I had just started my 1st term of the year proper of a 2 year AVCE/Advanced GNVQ in Engineering, at Rugby College on the Monday before.
I got to class at 09:02, and our morning class lecturer, whom was also our head of year was late - I made it in ok. Shortly later we the class (of 15 students), all thought he was running late as per usual - following what we gathered of him from induction the week previous.
Minutes later he came in to say, the WTC been hit by a plane. He invited those of us interesed (inc' myself,) and a few others followed him down stairs to one of the engineering labs with a TV in it on the ground floor.
I remember those of my fellow pupils and the engineering dept staff there watching, were all thinking many things "Is this real? it must be an accident, some ones pushed the 'big red button"(I was born in 79', so remember the feeling of Cold War ever present possibility of MAD) etc.
We all were shocked that this could happen, of the lives lost, those trapped...
Dazed, chatting, curious, theorising, we travelled upstairs to the 1st floor to tell those of the class whom didn't follow us down the befallen events.
Another lecturer found a spare TV, and we set it up in the classroom, and watched events unfold. Time passed unseen as the media also theorised and replayed shots from cameras on the streets below inside.
Then a while later as we still in hindsight sat watching dumbfounded like a bunch of 'rubber neckers', we all realised it wasn't an accident as such, as the 2nd plane arced in...
"Was it diehard Soviets? Was it some begrudged US Citizens? Had the flight software been hacked? Was it the Real IRA or the like? What, why, who, what next, where next, were things going to go nuckear in a kneejerk reactions by US or ex Soviet?"
We all fell silent or whispered, thinking upon all and worse ideas, causes and permutations. We stood, sat or hovered uncertainly between chair, desk or standing as the fires took hold, the news showing all as it occured and what had occured so far ina montage, as the first poor souls choose to jump rather than burn, or tried to smash windows out, or signal passing helicopters.
We all saw the people at the windows, those deciding wheather to stay or jump, the falling, the trapped, the inferno's, the visible flashes within prior to the collaspes, the tradegdy, forever burnt in our retinas, upon our memories, in our human hearts, the anguish, the lament...
I then remebered my stepfathers oldest son, John, a stepbrother I've only once (in 94'), who worked for an insurance company in one of the towers. I felt a sickening feeling spreading, for him, my stepfather...
Our lessons didn't reallt start that day until after lunch at 1pm, well until the next day.

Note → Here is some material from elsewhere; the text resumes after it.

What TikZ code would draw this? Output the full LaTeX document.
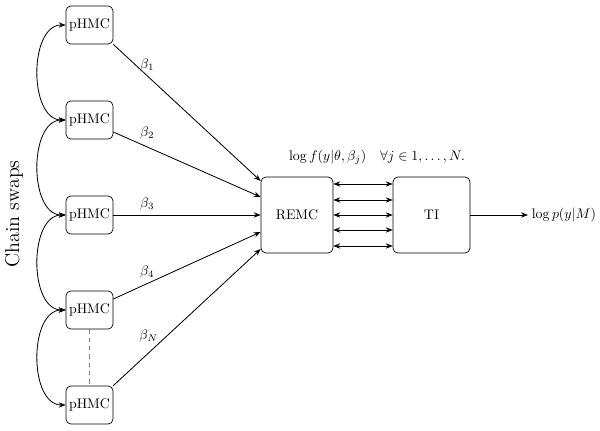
\documentclass[tikz,border=0pt]{standalone}
\usetikzlibrary{calc,arrows.meta}
\begin{document}
\begin{tikzpicture}[x=0.72pt,y=-0.72pt,
  chainbox/.style={draw,rounded corners=3.5pt,minimum width=33.8pt,minimum height=27.4pt,inner sep=1pt,line width=0.5pt},
  bigbox/.style={draw,rounded corners=3.5pt,minimum height=54.7pt,line width=0.5pt},
  conn/.style={line width=0.6pt,-{Stealth[length=5pt,width=3.8pt]}},
  dconn/.style={line width=0.6pt,{Stealth[length=5pt,width=3.8pt]}-{Stealth[length=5pt,width=3.8pt]}},
  blabel/.style={}]
\useasboundingbox (0,0) rectangle (600,431);
\node[chainbox] (p1) at (89.5,25) {pHMC};
\node[chainbox] (p2) at (89.5,120) {pHMC};
\node[chainbox] (p3) at (89.5,215) {pHMC};
\node[chainbox] (p4) at (89.5,310) {pHMC};
\node[chainbox] (p5) at (89.5,405) {pHMC};
\node[bigbox,minimum width=51.8pt] (remc) at (297,215) {REMC};
\node[bigbox,minimum width=55.4pt] (ti) at (431.5,215) {TI};
\node[rotate=90,font=\Large] (cs) at (14,214) {Chain swaps};
\node (lf) at (377,157) {$\log f(y|\theta,\beta_j)\quad\forall j\in 1,\ldots,N.$};
\coordinate (out) at (528,215);
\node[anchor=west,inner sep=2.5pt] (lp) at (out) {$\log p(y|M)$};
% chain swaps
\foreach \a/\b in {p1/p2,p2/p3,p3/p4,p4/p5}
  \draw[dconn] (\a.west) to[out=180,in=180] (\b.west);
\draw[gray,dashed,line width=0.5pt] (p4.south) -- (p5.north);
% to REMC
\draw[conn] (p1.south east) -- node[pos=0.23,above,blabel] {$\beta_1$} ($(remc.west)+(0,-34)$);
\draw[conn] ($(p2.east)+(0,12)$) -- node[pos=0.23,above,yshift=2pt,blabel] {$\beta_2$} ($(remc.west)+(0,-18)$);
\draw[conn] (p3.east) -- node[pos=0.23,above,blabel] {$\beta_3$} (remc.west);
\draw[conn] ($(p4.east)+(0,-11)$) -- node[pos=0.23,above,blabel] {$\beta_4$} ($(remc.west)+(0,17)$);
\draw[conn] (p5.north east) -- node[pos=0.24,above,yshift=4pt,blabel] {$\beta_N$} ($(remc.west)+(0,34)$);
% REMC <-> TI
\foreach \d in {-31,-15,0,15,31}
  \draw[dconn] ($(remc.east)+(0,\d)$) -- ($(ti.west)+(0,\d)$);
\draw[conn] (ti.east) -- (out);
\end{tikzpicture}
\end{document}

I later learned that his stopped off to get a newspaper breakfast snacks, from a news stand at one of the underground stations, missing his usual train - he would be quite late for work considering the train traffic of the morning in NY, but it saved him.
The train he was caught to carry on, was one of the ones that was stranded a mile of so between stations close to the WTC complex. He lost many many collegues and freinds, and was both grateful and ashamed of being dalayed at the newstand/kiosk.
In hindsight I always couldn't grasp that my mother could remember so clearly Kennedy being shot as a young Rugby girl, now I understood understand such clarity of memory.
For all whom are no longer with us, from whichever creed, background, culture, religion (or non religion), country of birth, race and lifestyle, for the humans lost so horrendously, I will not forget. I cannot. We should not.
I cannot but help feel, and I sincerly apologise for this opinion; We should also remember the joys, loves, hates, quibbles, foiables and human aspects of those lost, to use them temper and restrain those human needs for vengence, to dillute the memories of the lost with our survivors wrath, we do no justice to their memory.
May the monsters who are known by fate/god/gods/goddess, whom did this remain in eternal limbo, forever feeling the all the pain torment of those whom suffered at their dispicalbe decisions actions.